The mayor's daily meeting calendar doesn't omit the names of all the people he meets with. For the first six months of 2014, they included state house speaker Michael Madigan; Star Wars creator George Lucas, who was negotiating to bring his museum to the lakefront; and the Reverend Dennis H. Holtschneider, president of DePaul University, which is receiving tens of millions in public money to build a basketball arena in the South Loop.

In addition, the mayor met with a number of black business and political figures—not surprising given that polls showed him faring particularly poorly among black voters. Just as he had in his first months in office, Emanuel set aside time for what he called his "kitchen cabinet," which includes some of the wealthiest and most prominent African-American leaders in the city: Avis Lavelle, who sits on the Park District board; CTA chairman Terry Peterson; and investors John Rogers and Jim Reynolds.

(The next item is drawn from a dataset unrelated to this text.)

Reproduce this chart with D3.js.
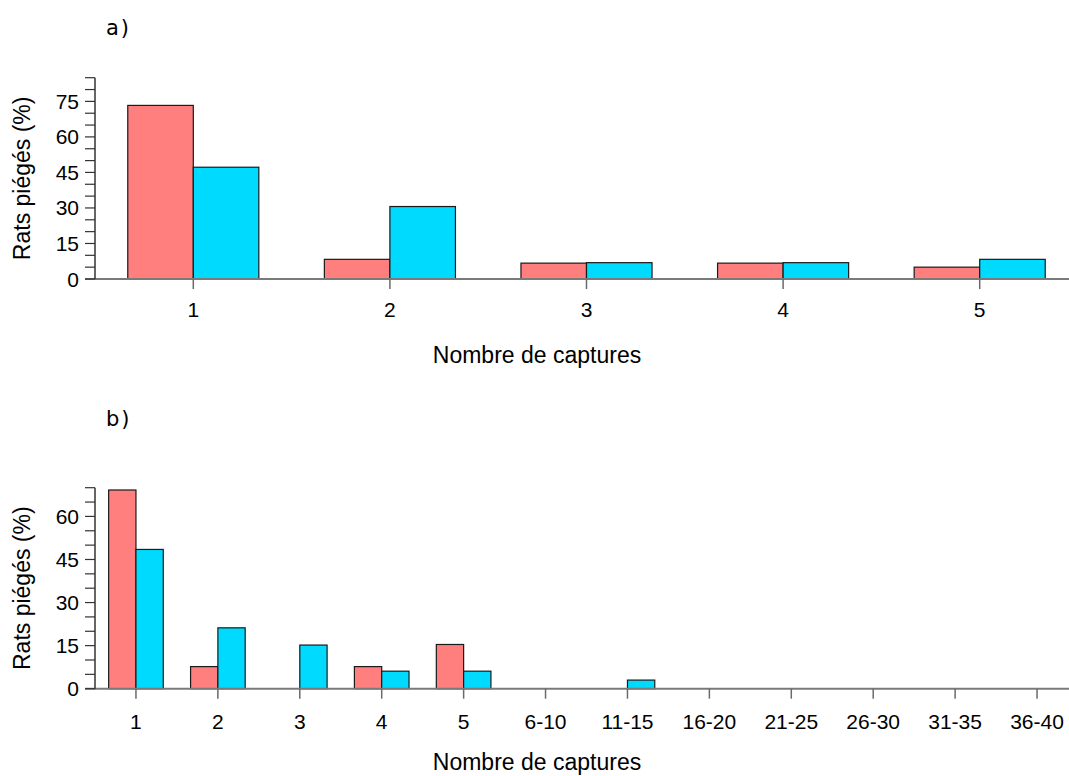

The mayor also carved out time for a number of black and Latino state legislators, including Senator Kwame Raoul on April 23, 2014. Raoul had helped kill Emanuel's proposal to lengthen mandatory sentences for gun possession, which would have sent more black and Hispanic men to prison even if they hadn't been connected to a violent crime.

But Raoul says the gun issue didn't come up. Instead, he says the mayor wanted to express his appreciation after Raoul led a legislative committee on pension reform.

"Basically, he was just saying thank you," says Raoul, who stresses that he's not endorsing anyone in this year's mayoral race.

Emanuel's schedule also reveals the names of a couple corporate titans he sat down with. On June 13 he met with hip-hop mogul Russell Simmons—which, for some voters, is a step up from his hedge fund friends.